A carne cobre os ossos e a carne busca muito mais do que mera carne.
De fato, não há qualquer chance: estamos todos presos a um destino singular. Ninguém nunca encontra o par ideal.
As lixeiras da cidade se completam, os ferros-velhos se completam, os hospícios se completam, as sepulturas se completam, nada mais se completa.

Não consigo deixar de pensar nos tempos em quartos solitários, quando as únicas pessoas que batiam à minha porta eram as senhorias cobrando o aluguel atrasado ou o FBI. Vivia com ratos e camundongos e vinho, meu sangue escorria pelas paredes em um mundo que não conseguia compreender e ainda não compreendo. Em vez de levar a vida que eles levavam, eu passava fome. Fugia para dentro de minha própria mente e me escondia. Fechava todas as cortinas e ficava olhando para o teto. Quando saía, era para ir a um bar onde eu mendigava por bebida, andava a esmo, apanhava nos becos de homens bem alimentados e confiantes, de homens idiotas e com vidas confortáveis. Bem, ganhei algumas lutas, mas só porque era louco. Fiquei anos sem mulher, vivia de manteiga de amendoim e pão amanhecido e batatas cozidas. Eu era o idiota, o estúpido, o louco. Queria escrever, mas a máquina de escrever estava sempre penhorada. Então eu desistia e bebia...

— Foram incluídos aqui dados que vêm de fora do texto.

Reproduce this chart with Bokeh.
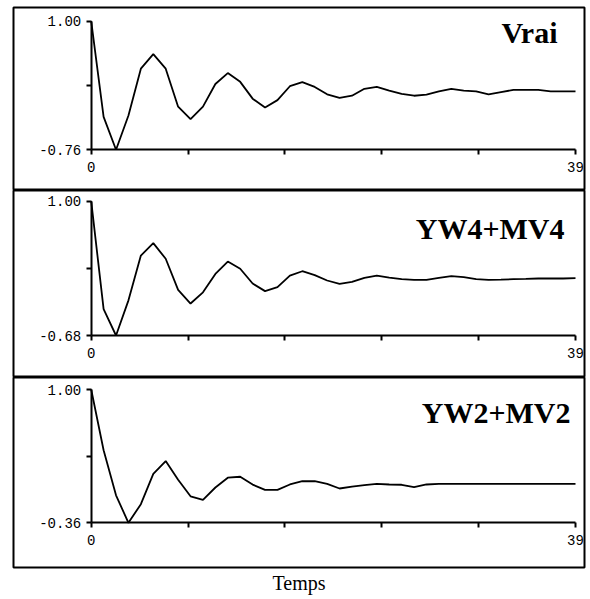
from bokeh.plotting import figure
from bokeh.layouts import column
from bokeh.models import LinearAxis, FixedTicker, NumeralTickFormatter, Range1d, Label, Title
from bokeh.embed import file_html
from bokeh.resources import INLINE

# ---------------- data ----------------
lags = list(range(40))
vrai = [1.00, -0.31, -0.76, -0.29, 0.35, 0.55, 0.35, -0.17, -0.34, -0.17,
        0.14, 0.29, 0.17, -0.06, -0.18, -0.08, 0.11, 0.165, 0.10, 0.00,
        -0.05, -0.02, 0.075, 0.10, 0.05, 0.005, -0.02, -0.005, 0.04, 0.075,
        0.05, 0.04, 0.00, 0.03, 0.06, 0.06, 0.06, 0.04, 0.04, 0.04]
yw4_mv4 = [1.00, -0.35, -0.68, -0.24, 0.32, 0.475, 0.28, -0.11, -0.28, -0.14,
           0.09, 0.245, 0.155, -0.03, -0.125, -0.075, 0.07, 0.124, 0.075, 0.008,
           -0.033, -0.01, 0.042, 0.07, 0.045, 0.024, 0.017, 0.017, 0.042, 0.062,
           0.05, 0.024, 0.017, 0.02, 0.024, 0.028, 0.033, 0.033, 0.033, 0.037]
yw2_mv2 = [1.00, 0.38, -0.08, -0.36, -0.17, 0.14, 0.27, 0.08, -0.09, -0.125,
           0.00, 0.10, 0.11, 0.03, -0.024, -0.024, 0.031, 0.064, 0.064, 0.037,
           -0.01, 0.01, 0.024, 0.037, 0.031, 0.028, 0.003, 0.031, 0.037, 0.037,
           0.037, 0.037, 0.037, 0.037, 0.037, 0.037, 0.037, 0.037, 0.037, 0.037]
series = [vrai, yw4_mv4, yw2_mv2]
titles = ["Vrai", "YW4+MV4", "YW2+MV2"]
y_min_ticks = [-0.76, -0.68, -0.36]
y_max_tick = 1.00
y_mid_ticks = [0.12, 0.16, 0.32]
x_major_ticks = [0, 39]
x_minor_ticks = [7.8, 15.6, 23.4, 31.2]
x_label = "Temps"

# ---------------- layout (page pixels) ----------------
FRAME_LEFT, FRAME_RIGHT = 13, 584
X0_PIX, X39_PIX = 90.7, 575.0
frames = [(7, 190), (190, 377), (377, 567)]          # frame top/bottom
data_pix = [(20.7, 149.3), (200.7, 335.0), (389.0, 522.3)]  # pixel of 1.00 / min
title_pos = [(557, 32), (564, 228), (570, 412)]      # right edge / baseline
heights = [190, 187, 221]
borders_top = [7, 0, 0]
borders_bottom = [0, 0, 31]

ppx = (X39_PIX - X0_PIX) / (x_major_ticks[1] - x_major_ticks[0])
x_start = x_major_ticks[0] - (X0_PIX - FRAME_LEFT) / ppx
x_end = x_major_ticks[1] + (FRAME_RIGHT - X39_PIX) / ppx

LABEL_FONT = "Liberation Mono"
LABEL_SIZE = "14px"


def make_axis(**kw):
    base = dict(major_tick_in=0, major_tick_out=5, minor_tick_in=0, minor_tick_out=5,
                axis_line_width=2, major_tick_line_width=2, minor_tick_line_width=2,
                major_label_text_font=LABEL_FONT, major_label_text_font_size=LABEL_SIZE,
                major_label_text_color="black")
    base.update(kw)
    return LinearAxis(**base)


plots = []
for i in range(3):
    ymin = y_min_ticks[i]
    ftop, fbot = frames[i]
    pmax, pmin = data_pix[i]
    ppu = (pmin - pmax) / (y_max_tick - ymin)
    y_end = y_max_tick + (pmax - ftop) / ppu
    y_start = ymin - (fbot - pmin) / ppu

    p = figure(width=FRAME_RIGHT + 3, height=heights[i],
               x_range=Range1d(x_start, x_end), y_range=Range1d(y_start, y_end),
               x_axis_type=None, y_axis_type=None,
               toolbar_location=None, output_backend="svg",
               min_border_left=FRAME_LEFT, min_border_right=3,
               min_border_top=borders_top[i], min_border_bottom=borders_bottom[i],
               outline_line_color="black", outline_line_width=2,
               background_fill_color="white", border_fill_color="white")

    p.add_layout(make_axis(fixed_location=ymin, bounds=(x_major_ticks[0], x_major_ticks[1]),
                           ticker=FixedTicker(ticks=x_major_ticks, minor_ticks=x_minor_ticks),
                           major_label_standoff=7), "below")
    p.add_layout(make_axis(fixed_location=x_major_ticks[0], bounds=(ymin, y_max_tick),
                           ticker=FixedTicker(ticks=[ymin, y_max_tick], minor_ticks=[y_mid_ticks[i]]),
                           formatter=NumeralTickFormatter(format="0.00"),
                           major_label_standoff=5), "left")

    p.line(lags, series[i], line_color="black", line_width=1.8)

    tx, tb = title_pos[i]
    p.add_layout(Label(x=x_major_ticks[0] + (tx - X0_PIX) / ppx,
                       y=y_max_tick - (tb - pmax) / ppu,
                       text=titles[i], text_align="right", text_baseline="alphabetic",
                       text_font="Liberation Serif", text_font_style="bold",
                       text_font_size="30px", text_color="black"))
    plots.append(p)

plots[2].add_layout(Title(text=x_label, align="center", text_font="Liberation Serif",
                          text_font_size="20px", text_font_style="normal",
                          text_color="black", standoff=4, offset=0), "below")

layout = column(*plots, spacing=0)
open("out.html", "w").write(file_html(layout, INLINE))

Sim, eu odiava ter que me levantar da cama de manhã. Significava que a vida ia recomeçar e depois de se passar a noite inteira a dormir cria-se uma espécie de intimidade especial que fica muito mais dificíl de largar. Sempre fui solitário. Desculpe-me, creio que não regulo bem da cabeça, mas a verdade é que, se não fosse por uma ou outra fodidela, não me faria a mínima diferença se todas as pessoas do mundo morressem. Eu sei que não é uma atitude simpática. Mas ficaria todo refestelado aqui dentro do meu caracol. Afinal de contas, foram as pessoas que me tornaram infeliz.

Não é morrer que é ruim, é estar perdido que é ruim.

Várias vezes pensei em desistir e morrer. Encontrei uma lata vemelha e verde, linda. "PERIGO", dizia na lata, "prejudicial ou fatal se ingerida". Eu era um covarde: pus a lata de volta no lugar.

Eu gostava do lugar, tinha grandes árvores que davam sombra, e desde que algumas pessoas haviam me dito que eu era feio, sempre preferia a sombra ao sol, a escuridão à luz.

Tudo o que era mau atraía-me: gostava de beber, era preguiçoso, não defendia nenhum deus, nenhuma opinião política, nenhuma ideia, nenhum ideal. Eu estava instalado no vazio, na inexistência, e aceitava isso. Tudo isso fazia de mim uma pessoa desinteressante. Mas eu não queria ser interessante, era muito difícil.

Observava as pessoas à distância, como numa peça de teatro. Apenas eles estavam no palco e eu era plateia de um homem só.